Our SEO Office Hours recaps below compile best practices Google has recommended for websites dealing with duplicate content issues.
(See Lumar’s full guide to duplicate content for even more actionable tips on how SEOs can address duplicate content issues.)
For even more on website content best practices for SEO, read our Guide to Optimizing Website Content for Search — or explore our Website Intelligence Academy resources on SEO & Content.
HTML & AMP Pages Containing the Same Content Will Not Be Negatively Seen As Duplicate Content
Having the same content on both HTML and AMP pages is not negatively seen as duplicate content by Google. However, it can lead to competition between the pages within search results. To avoid this, John recommends concentrating the value of both pages using the relevant rel alternate link and canonical tag.
International Websites on Separate Subdomains Will Not Be Penalized for Duplicate Content
Google will not penalize international websites that exist on separate subdomains if they have duplicate content. Instead, it will recognise the pages are identical and in most cases index both, but will only pick one URL to show in search results.
Pages with Internally Duplicated Content Are Indexed Separately but Folded Together in Search
Google will index pages with duplicate blocks of text separately but will work out which of those pages is most relevant to show for each query and will show just one of them in the search results.

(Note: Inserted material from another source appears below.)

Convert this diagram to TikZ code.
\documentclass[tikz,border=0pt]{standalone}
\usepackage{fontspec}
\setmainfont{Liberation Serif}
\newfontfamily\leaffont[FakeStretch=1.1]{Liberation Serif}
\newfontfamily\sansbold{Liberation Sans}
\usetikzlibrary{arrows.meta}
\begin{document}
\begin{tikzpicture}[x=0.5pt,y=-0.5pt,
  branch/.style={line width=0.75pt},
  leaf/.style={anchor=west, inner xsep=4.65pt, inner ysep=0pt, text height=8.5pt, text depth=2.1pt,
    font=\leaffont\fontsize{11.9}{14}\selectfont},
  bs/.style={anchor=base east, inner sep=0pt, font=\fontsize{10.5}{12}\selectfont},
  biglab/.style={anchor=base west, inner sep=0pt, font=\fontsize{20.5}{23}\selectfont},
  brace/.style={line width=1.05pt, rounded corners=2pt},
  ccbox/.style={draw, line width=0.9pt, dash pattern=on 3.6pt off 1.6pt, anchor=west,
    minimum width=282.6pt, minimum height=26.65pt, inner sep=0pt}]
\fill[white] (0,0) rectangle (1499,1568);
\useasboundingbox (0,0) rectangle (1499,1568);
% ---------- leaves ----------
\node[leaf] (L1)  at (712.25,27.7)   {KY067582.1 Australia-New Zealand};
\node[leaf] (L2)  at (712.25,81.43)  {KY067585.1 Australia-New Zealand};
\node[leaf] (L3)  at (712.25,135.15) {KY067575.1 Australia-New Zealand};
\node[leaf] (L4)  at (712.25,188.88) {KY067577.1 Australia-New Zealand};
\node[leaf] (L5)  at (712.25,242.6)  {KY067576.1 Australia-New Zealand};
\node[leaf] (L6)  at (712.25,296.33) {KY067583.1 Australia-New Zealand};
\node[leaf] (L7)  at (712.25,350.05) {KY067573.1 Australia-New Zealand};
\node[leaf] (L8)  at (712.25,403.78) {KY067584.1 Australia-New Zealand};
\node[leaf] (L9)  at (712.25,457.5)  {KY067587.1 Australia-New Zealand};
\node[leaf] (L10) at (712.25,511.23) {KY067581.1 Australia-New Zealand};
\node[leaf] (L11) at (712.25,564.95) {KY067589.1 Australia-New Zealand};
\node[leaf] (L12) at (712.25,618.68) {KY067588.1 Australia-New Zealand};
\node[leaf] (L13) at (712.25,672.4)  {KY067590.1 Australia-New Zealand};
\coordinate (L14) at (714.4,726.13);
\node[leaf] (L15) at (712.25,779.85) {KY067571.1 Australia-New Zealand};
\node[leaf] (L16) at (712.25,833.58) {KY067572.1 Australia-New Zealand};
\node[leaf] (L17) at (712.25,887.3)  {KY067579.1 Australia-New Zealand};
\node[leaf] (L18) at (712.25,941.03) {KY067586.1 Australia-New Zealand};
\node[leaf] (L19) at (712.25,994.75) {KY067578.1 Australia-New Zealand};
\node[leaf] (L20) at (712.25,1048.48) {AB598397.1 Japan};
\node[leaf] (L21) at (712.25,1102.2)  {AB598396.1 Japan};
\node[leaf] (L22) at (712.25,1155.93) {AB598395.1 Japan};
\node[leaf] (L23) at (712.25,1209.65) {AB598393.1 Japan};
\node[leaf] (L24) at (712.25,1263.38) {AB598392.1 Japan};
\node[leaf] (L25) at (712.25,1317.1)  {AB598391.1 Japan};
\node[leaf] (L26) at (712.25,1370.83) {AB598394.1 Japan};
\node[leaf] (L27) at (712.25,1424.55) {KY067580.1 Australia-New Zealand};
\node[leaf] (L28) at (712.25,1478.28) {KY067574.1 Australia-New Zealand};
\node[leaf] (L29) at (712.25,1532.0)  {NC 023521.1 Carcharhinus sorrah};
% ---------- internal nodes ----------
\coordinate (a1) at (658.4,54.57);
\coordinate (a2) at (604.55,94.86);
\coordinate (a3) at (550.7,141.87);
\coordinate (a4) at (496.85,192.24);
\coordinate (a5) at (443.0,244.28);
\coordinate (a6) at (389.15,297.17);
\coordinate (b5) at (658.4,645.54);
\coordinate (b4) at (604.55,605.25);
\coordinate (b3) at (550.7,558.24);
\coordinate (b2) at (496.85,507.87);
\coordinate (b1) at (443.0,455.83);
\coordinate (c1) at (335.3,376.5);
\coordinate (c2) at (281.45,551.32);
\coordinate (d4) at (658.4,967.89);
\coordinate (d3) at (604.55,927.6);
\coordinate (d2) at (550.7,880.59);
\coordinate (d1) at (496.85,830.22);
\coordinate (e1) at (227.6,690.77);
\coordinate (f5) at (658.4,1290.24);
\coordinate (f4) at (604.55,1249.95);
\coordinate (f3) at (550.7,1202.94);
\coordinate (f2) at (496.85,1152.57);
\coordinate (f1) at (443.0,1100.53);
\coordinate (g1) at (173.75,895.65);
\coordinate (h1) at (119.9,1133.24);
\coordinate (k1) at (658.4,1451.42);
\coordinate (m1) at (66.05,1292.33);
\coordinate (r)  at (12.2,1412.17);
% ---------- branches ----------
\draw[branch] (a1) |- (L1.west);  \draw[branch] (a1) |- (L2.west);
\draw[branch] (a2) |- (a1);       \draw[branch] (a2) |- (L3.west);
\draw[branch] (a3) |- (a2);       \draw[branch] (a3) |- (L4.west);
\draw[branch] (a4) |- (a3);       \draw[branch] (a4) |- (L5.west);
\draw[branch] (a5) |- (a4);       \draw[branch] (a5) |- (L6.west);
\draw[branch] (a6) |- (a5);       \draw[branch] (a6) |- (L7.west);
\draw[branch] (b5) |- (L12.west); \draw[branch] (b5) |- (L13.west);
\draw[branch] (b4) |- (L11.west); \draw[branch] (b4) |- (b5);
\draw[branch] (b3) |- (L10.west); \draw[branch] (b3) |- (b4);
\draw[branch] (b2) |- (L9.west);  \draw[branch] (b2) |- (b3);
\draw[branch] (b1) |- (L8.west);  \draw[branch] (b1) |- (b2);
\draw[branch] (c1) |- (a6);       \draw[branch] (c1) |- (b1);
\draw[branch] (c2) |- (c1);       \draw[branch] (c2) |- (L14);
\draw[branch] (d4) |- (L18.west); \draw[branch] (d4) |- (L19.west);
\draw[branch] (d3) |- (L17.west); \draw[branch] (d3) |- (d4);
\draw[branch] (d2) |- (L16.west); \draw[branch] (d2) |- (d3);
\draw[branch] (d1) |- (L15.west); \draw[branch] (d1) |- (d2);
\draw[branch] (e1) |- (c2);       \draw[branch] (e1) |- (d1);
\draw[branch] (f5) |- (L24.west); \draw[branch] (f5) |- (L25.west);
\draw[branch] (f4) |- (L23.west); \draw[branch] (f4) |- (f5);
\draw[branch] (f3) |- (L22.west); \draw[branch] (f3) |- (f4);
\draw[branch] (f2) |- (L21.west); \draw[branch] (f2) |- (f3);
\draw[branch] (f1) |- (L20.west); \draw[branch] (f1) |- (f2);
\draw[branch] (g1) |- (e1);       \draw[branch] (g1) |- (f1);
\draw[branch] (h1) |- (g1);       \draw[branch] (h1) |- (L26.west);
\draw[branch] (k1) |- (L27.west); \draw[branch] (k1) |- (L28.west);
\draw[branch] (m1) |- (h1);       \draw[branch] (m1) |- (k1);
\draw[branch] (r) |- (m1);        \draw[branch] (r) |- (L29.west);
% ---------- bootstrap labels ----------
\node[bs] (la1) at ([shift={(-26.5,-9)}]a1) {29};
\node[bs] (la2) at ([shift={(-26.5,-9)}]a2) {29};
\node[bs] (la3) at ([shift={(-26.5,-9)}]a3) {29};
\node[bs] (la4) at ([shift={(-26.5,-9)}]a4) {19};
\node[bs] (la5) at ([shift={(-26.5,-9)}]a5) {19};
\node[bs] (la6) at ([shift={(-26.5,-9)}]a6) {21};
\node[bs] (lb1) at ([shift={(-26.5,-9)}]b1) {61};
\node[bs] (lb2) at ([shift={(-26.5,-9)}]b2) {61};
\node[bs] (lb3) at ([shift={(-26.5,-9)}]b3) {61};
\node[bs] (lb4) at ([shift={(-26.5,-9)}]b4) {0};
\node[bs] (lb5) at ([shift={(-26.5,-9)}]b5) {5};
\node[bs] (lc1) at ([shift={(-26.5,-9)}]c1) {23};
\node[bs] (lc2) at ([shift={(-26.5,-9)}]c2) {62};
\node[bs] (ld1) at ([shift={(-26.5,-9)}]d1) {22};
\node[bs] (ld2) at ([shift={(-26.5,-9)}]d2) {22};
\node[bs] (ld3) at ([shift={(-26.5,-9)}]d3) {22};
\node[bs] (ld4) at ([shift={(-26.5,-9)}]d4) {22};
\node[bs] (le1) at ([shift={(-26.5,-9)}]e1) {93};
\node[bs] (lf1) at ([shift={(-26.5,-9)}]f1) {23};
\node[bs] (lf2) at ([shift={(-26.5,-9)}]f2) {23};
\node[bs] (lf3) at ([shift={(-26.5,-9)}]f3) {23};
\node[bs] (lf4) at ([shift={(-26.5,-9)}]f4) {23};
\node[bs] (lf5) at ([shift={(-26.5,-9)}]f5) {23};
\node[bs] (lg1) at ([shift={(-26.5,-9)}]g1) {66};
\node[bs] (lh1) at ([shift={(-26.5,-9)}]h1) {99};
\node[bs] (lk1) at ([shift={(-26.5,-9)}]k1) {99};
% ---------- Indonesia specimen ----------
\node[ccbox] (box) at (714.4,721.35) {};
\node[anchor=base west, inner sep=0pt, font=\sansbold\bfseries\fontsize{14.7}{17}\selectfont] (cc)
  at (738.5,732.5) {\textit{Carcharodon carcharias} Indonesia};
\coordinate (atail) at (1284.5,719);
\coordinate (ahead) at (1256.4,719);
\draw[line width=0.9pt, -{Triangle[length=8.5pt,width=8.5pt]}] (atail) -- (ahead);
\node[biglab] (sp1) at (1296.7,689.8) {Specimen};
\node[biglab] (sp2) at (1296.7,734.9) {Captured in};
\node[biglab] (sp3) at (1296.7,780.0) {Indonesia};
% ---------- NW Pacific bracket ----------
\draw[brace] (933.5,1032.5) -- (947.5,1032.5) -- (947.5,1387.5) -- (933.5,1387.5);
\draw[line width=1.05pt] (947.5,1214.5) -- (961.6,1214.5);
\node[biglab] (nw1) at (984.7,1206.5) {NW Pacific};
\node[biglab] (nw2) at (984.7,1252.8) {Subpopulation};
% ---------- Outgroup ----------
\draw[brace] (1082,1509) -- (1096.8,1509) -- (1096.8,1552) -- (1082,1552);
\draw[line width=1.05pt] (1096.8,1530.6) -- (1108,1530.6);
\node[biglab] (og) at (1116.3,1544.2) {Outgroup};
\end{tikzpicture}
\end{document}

Directory Sites Should Have Unique, Valuable Content to Perform in Search
To rank in search, directories should provide unique information that would make users want to visit that site instead of going straight to the website of the business that they want contact details for.
Increase in Duplicate Content Could be Due to Changes in GSC Reporting
Increases in the number of duplicate pages reported in Search Console could be because the tool only started reporting on that in the second part of last year, not that Google is suddenly seeing these pages differently.
Syndicated Content May Rank Higher Than Original Source
If content is syndicated, webmasters need to accept the possibility that other websites publishing your content may rank higher. The canonical tag can help indicate to Google which page should be indexed but this may be overridden.
Merging Internal or External Pages on One Topic Will Result in Higher Rankings
If separate sites that rank well already and both focus on the same topic or service merge, then they will see an increase in rankings as Google sees an even stronger page than before.
Sites Borrowing Content From Other Sites Will Outrank Them if They Provide Additional Value
If another website uses an image on your site but writes additional engaging, descriptive content, then that page would rank above your original page due to the added value they are providing, despite you being the original source.
Google May Fold Together Similar or Duplicate Hreflang Versions
Google may fold together hreflang versions of a page if the content is similar or the same, as it doesn’t make sense for both versions to be indexed.
Internally Duplicated Content Isn’t Penalised But Can Waste Crawl Budget
Google doesn’t penalise sites for duplicating content internally but it can waste crawl budget.